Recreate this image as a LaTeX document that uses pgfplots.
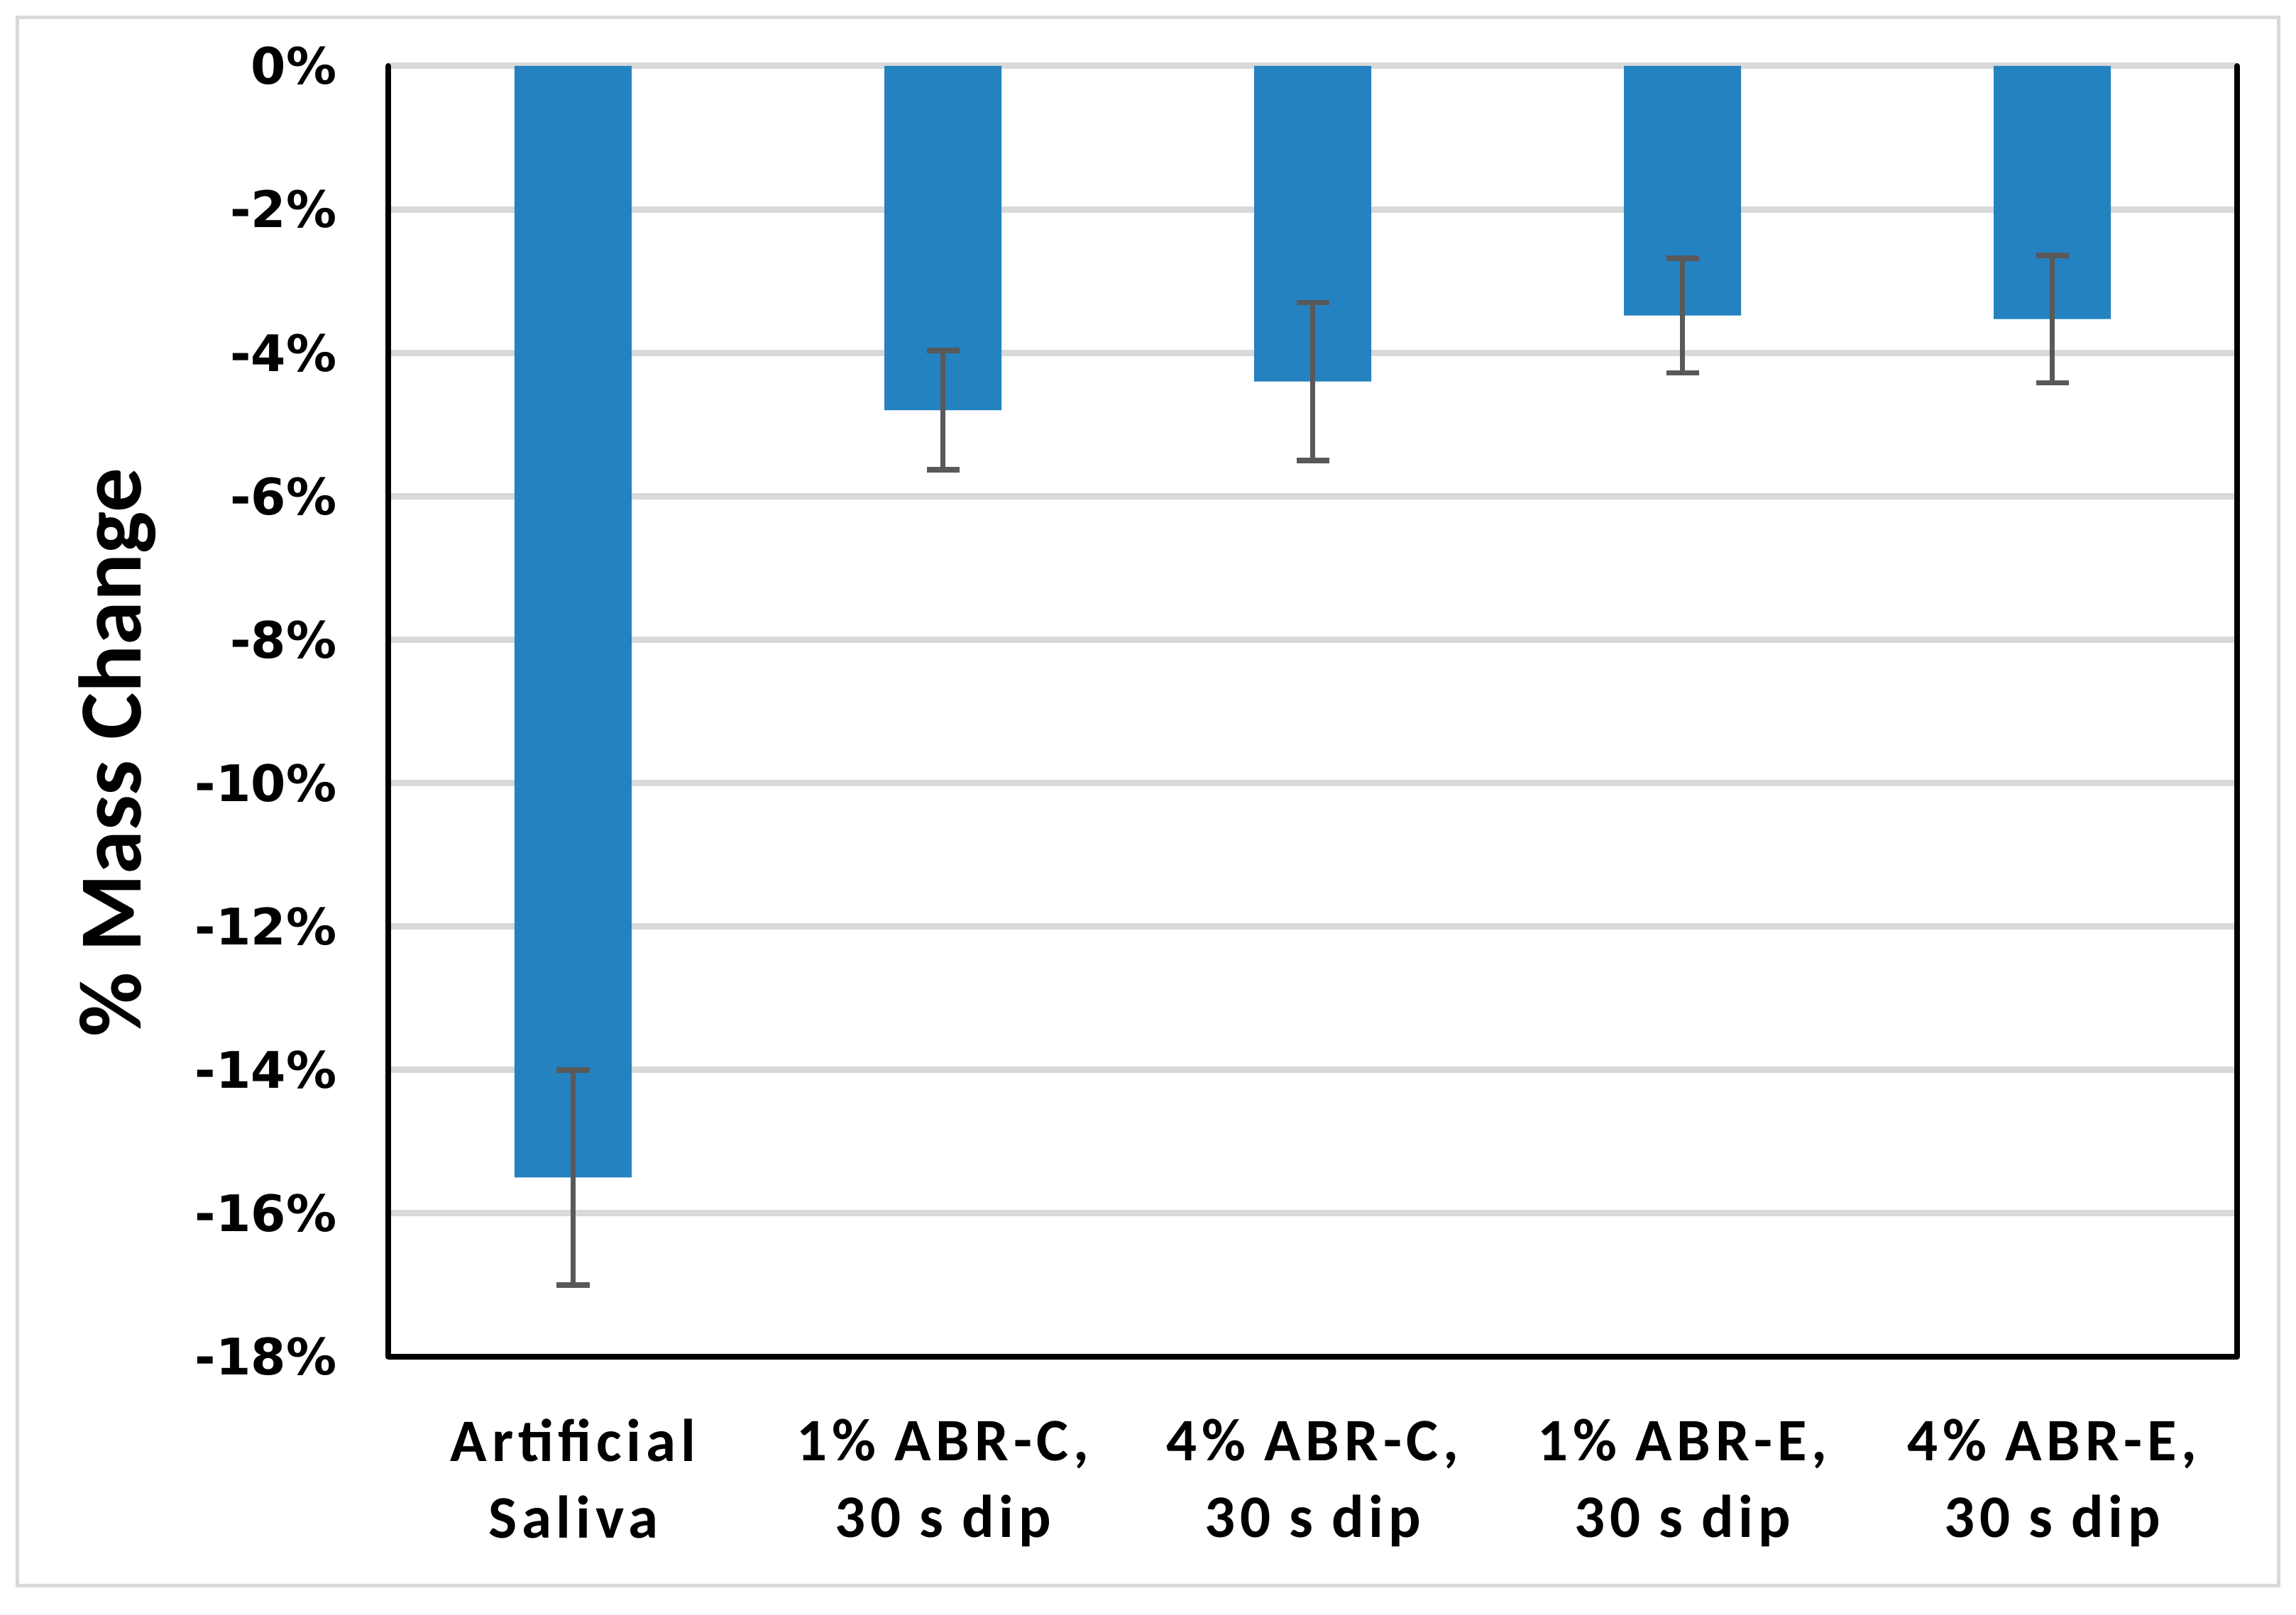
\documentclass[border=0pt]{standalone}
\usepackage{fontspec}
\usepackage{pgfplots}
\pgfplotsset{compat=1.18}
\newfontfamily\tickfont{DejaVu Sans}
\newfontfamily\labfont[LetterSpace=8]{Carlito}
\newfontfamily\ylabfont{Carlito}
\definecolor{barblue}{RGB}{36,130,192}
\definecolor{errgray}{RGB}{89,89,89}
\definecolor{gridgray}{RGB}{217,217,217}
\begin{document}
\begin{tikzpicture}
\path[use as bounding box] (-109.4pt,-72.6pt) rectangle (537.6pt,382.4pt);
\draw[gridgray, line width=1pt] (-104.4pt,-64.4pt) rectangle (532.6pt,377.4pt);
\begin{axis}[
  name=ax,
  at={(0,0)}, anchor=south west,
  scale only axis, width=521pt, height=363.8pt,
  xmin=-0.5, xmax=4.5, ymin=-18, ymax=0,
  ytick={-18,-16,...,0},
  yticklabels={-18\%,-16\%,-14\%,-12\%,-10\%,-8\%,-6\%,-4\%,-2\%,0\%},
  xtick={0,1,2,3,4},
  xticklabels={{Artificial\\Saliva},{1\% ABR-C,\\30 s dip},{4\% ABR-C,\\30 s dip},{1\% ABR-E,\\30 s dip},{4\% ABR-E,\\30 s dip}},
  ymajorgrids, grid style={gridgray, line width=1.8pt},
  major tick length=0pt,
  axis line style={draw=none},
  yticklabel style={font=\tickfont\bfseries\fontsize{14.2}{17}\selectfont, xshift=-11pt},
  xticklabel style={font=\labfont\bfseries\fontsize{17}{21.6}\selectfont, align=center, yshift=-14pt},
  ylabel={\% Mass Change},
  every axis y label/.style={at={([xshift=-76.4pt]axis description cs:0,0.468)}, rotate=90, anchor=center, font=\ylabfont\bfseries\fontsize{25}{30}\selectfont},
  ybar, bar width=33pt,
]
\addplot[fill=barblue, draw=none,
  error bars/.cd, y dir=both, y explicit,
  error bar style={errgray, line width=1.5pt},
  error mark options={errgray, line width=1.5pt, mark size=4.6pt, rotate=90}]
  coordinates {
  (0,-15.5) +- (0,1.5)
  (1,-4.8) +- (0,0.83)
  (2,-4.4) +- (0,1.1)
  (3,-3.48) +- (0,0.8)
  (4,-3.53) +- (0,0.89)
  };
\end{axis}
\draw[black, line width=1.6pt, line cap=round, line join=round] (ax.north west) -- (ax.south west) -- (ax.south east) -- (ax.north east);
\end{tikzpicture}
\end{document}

### What to do
With the pictures left out, transcribe the material exactly.

### Response
Recreate this image as a LaTeX document that uses pgfplots.
\documentclass[border=0pt]{standalone}
\usepackage{fontspec}
\usepackage{pgfplots}
\pgfplotsset{compat=1.18}
\newfontfamily\tickfont{DejaVu Sans}
\newfontfamily\labfont[LetterSpace=8]{Carlito}
\newfontfamily\ylabfont{Carlito}
\definecolor{barblue}{RGB}{36,130,192}
\definecolor{errgray}{RGB}{89,89,89}
\definecolor{gridgray}{RGB}{217,217,217}
\begin{document}
\begin{tikzpicture}
\path[use as bounding box] (-109.4pt,-72.6pt) rectangle (537.6pt,382.4pt);
\draw[gridgray, line width=1pt] (-104.4pt,-64.4pt) rectangle (532.6pt,377.4pt);
\begin{axis}[
  name=ax,
  at={(0,0)}, anchor=south west,
  scale only axis, width=521pt, height=363.8pt,
  xmin=-0.5, xmax=4.5, ymin=-18, ymax=0,
  ytick={-18,-16,...,0},
  yticklabels={-18\%,-16\%,-14\%,-12\%,-10\%,-8\%,-6\%,-4\%,-2\%,0\%},
  xtick={0,1,2,3,4},
  xticklabels={{Artificial\\Saliva},{1\% ABR-C,\\30 s dip},{4\% ABR-C,\\30 s dip},{1\% ABR-E,\\30 s dip},{4\% ABR-E,\\30 s dip}},
  ymajorgrids, grid style={gridgray, line width=1.8pt},
  major tick length=0pt,
  axis line style={draw=none},
  yticklabel style={font=\tickfont\bfseries\fontsize{14.2}{17}\selectfont, xshift=-11pt},
  xticklabel style={font=\labfont\bfseries\fontsize{17}{21.6}\selectfont, align=center, yshift=-14pt},
  ylabel={\% Mass Change},
  every axis y label/.style={at={([xshift=-76.4pt]axis description cs:0,0.468)}, rotate=90, anchor=center, font=\ylabfont\bfseries\fontsize{25}{30}\selectfont},
  ybar, bar width=33pt,
]
\addplot[fill=barblue, draw=none,
  error bars/.cd, y dir=both, y explicit,
  error bar style={errgray, line width=1.5pt},
  error mark options={errgray, line width=1.5pt, mark size=4.6pt, rotate=90}]
  coordinates {
  (0,-15.5) +- (0,1.5)
  (1,-4.8) +- (0,0.83)
  (2,-4.4) +- (0,1.1)
  (3,-3.48) +- (0,0.8)
  (4,-3.53) +- (0,0.89)
  };
\end{axis}
\draw[black, line width=1.6pt, line cap=round, line join=round] (ax.north west) -- (ax.south west) -- (ax.south east) -- (ax.north east);
\end{tikzpicture}
\end{document}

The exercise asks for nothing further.